- Born: William Ferris Brazziel Jr. February 5, 1926 Munford, Tennessee, U.S.
- Died: November 21, 2010 (aged 84) Mansfield Center, Connecticut, U.S.
- Education: Ohio State University
- Scientific career
- Fields: Education
- Institutions: Norfolk State University University of Connecticut
- Thesis: Instruction in agriculture in non-land-grant colleges in the United States (1956)
- Doctoral advisor: Ralph E. Bender

= William Brazziel =

American educational scholar (1926–2010)

William Ferris Brazziel Jr. (February 5, 1926 – November 21, 2010) was an African-American educational scholar. He was a professor of higher education in the Neag School of Education at the University of Connecticut for twenty-seven years until his retirement in 1996. Before joining the University of Connecticut, he served as director of general studies at Norfolk State University.
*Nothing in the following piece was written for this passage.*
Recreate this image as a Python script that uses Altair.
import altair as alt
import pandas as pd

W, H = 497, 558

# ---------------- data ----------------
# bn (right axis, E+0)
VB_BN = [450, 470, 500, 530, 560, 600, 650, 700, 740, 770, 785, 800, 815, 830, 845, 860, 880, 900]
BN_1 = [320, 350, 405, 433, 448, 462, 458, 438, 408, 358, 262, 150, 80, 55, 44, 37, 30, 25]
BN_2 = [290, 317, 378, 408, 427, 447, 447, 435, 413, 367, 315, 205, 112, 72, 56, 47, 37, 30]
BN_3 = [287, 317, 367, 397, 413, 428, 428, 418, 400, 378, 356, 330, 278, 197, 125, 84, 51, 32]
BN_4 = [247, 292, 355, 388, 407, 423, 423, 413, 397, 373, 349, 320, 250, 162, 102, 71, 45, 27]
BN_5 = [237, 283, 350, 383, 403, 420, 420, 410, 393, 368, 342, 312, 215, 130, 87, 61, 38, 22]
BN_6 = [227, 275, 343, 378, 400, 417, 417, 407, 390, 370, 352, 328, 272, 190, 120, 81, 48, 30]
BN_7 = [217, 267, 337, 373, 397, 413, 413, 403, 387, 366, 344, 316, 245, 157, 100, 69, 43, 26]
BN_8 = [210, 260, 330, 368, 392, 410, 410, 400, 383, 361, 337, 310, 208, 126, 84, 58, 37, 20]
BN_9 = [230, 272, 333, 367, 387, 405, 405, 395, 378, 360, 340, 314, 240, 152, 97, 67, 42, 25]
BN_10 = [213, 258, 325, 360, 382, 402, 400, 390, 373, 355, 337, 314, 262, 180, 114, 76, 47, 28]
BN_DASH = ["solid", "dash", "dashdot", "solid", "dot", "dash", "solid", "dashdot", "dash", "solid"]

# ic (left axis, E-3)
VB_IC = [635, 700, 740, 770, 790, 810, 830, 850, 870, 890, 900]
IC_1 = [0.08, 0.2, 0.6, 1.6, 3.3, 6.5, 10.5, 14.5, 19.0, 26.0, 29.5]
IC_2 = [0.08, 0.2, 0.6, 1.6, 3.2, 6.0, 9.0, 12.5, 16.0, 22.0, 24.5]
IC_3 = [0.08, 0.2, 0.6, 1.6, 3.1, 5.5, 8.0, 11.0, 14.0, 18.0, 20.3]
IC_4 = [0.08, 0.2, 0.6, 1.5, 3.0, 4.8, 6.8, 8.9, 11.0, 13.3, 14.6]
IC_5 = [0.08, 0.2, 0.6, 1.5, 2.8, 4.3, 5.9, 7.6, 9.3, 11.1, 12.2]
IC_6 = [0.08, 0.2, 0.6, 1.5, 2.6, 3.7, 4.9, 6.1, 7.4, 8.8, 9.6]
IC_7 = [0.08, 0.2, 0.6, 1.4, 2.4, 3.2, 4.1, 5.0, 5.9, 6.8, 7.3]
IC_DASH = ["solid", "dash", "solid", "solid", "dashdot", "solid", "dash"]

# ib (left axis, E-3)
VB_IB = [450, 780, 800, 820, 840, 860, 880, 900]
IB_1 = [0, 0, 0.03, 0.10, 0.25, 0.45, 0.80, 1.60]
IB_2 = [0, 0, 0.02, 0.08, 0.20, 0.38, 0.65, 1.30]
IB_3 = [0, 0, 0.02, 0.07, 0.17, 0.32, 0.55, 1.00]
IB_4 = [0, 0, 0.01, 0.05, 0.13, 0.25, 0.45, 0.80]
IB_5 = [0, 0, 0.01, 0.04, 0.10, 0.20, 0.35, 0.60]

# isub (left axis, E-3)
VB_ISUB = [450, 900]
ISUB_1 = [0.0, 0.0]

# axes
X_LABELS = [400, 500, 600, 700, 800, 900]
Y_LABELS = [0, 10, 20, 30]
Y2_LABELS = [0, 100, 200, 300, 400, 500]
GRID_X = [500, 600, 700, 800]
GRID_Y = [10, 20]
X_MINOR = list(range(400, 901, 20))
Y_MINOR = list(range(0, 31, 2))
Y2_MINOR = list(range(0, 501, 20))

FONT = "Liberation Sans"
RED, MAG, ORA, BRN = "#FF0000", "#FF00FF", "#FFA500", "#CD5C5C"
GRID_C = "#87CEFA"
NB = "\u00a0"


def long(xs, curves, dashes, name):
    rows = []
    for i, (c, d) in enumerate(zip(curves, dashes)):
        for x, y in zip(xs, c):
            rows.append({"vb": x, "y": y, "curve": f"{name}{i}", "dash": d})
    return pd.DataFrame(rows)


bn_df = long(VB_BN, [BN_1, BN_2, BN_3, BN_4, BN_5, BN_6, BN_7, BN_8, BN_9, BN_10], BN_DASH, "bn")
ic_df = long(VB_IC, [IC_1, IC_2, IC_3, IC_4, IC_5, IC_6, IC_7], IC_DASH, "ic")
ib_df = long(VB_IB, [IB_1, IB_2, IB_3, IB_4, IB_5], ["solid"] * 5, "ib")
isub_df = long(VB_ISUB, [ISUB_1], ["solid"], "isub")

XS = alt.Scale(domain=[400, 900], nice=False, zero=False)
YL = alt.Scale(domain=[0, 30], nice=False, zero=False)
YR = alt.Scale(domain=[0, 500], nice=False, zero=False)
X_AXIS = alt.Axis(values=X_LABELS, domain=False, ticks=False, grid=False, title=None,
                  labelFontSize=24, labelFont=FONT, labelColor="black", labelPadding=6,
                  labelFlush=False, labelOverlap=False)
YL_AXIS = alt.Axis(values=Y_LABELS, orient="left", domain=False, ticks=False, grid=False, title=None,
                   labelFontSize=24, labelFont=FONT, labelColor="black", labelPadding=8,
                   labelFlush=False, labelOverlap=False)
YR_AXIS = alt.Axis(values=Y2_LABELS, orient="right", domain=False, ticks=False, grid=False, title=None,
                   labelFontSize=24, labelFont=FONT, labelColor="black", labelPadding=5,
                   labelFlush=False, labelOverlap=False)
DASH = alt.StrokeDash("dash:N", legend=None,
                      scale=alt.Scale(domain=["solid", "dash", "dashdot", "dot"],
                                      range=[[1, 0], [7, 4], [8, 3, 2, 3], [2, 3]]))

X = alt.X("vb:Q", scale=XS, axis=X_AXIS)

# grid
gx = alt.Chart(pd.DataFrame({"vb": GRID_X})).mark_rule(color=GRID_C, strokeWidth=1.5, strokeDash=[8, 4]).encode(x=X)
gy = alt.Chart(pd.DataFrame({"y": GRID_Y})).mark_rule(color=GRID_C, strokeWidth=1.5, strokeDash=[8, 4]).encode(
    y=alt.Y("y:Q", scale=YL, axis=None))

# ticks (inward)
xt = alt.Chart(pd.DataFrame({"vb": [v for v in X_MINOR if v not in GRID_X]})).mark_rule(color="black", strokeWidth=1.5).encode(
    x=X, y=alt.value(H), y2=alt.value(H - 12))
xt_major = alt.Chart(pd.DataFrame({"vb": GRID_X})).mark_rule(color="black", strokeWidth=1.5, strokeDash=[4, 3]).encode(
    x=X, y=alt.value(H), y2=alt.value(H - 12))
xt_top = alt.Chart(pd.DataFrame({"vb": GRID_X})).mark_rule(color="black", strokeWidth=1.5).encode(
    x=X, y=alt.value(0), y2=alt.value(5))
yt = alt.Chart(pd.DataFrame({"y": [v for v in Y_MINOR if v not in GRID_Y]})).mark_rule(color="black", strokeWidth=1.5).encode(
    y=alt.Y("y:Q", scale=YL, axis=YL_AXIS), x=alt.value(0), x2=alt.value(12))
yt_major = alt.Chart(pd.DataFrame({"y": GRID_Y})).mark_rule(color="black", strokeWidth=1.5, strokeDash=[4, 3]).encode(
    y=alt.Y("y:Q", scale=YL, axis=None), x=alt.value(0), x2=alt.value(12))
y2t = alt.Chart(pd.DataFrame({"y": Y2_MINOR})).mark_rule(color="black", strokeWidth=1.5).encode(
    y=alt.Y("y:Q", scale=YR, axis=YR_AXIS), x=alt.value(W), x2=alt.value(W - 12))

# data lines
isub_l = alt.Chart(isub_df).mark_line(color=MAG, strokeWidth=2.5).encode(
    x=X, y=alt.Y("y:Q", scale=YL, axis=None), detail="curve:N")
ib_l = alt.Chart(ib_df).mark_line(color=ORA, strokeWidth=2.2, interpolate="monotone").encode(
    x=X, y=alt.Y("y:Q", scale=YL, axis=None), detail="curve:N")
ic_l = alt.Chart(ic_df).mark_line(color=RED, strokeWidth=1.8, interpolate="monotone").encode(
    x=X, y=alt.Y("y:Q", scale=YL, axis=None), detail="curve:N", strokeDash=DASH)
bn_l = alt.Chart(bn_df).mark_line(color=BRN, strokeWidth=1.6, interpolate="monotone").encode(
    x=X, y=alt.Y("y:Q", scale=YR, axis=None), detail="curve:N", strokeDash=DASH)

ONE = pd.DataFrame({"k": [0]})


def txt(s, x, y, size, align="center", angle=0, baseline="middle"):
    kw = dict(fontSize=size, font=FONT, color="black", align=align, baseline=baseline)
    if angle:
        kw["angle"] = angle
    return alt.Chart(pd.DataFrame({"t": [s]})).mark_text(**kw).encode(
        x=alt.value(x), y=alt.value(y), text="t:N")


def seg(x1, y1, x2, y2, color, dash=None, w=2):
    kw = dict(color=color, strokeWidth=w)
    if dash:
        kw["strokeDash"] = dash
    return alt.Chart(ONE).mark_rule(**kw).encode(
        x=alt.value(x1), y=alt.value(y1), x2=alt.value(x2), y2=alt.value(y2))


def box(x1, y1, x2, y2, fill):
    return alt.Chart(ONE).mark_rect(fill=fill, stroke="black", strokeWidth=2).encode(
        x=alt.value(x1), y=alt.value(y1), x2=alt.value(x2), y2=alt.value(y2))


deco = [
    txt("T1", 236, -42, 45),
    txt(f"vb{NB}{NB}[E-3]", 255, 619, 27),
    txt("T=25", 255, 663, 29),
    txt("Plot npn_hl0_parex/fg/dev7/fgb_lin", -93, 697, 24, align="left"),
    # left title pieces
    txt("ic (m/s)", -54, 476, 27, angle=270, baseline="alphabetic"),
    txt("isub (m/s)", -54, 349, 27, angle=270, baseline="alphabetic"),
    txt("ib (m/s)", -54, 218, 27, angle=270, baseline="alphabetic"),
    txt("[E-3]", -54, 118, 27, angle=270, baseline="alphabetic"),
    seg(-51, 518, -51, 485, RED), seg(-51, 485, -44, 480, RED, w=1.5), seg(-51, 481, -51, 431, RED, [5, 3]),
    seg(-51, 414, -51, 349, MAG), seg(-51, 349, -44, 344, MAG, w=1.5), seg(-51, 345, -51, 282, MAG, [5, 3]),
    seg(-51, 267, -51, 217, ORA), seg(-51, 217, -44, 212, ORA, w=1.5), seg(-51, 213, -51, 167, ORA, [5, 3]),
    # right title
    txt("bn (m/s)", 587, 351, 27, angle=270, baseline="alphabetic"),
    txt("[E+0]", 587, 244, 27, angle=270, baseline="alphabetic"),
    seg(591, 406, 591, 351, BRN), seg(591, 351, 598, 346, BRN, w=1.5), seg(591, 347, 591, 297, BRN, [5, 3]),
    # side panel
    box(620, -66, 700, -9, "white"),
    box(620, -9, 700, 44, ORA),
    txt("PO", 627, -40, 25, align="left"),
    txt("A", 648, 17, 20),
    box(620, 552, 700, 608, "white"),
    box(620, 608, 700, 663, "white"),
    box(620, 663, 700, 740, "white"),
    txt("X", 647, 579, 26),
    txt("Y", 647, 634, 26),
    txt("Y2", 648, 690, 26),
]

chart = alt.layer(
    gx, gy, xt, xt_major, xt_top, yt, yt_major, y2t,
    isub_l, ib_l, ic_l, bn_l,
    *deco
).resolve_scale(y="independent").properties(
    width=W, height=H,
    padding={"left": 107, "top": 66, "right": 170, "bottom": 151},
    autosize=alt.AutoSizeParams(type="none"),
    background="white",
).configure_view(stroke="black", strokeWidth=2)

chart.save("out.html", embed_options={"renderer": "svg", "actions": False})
Brazziel, one of nine children born to William Farris Brazziel Sr. and Odis Isom Brazziel, served in the U.S. Marine Corps during the Second World War, stationed in the Asiatic Pacific Area: New Caledonia and the Solomon Islands. He earned a Ph.D. in Higher Education and Administration from Ohio State University, with a 1956 thesis titled "Instruction in agriculture in non-land-grant colleges in the United States".

He was the author of Quality Education For All Americans (among the first titles published by Howard University Press in 1974), and co-authored the book Shaping Higher Education's Future.

Brazziel died at home, aged 84, on November 21, 2010, after a long illness, survived by his wife of 54 years, Marian Edmondson Brazziel, and their son Dominique.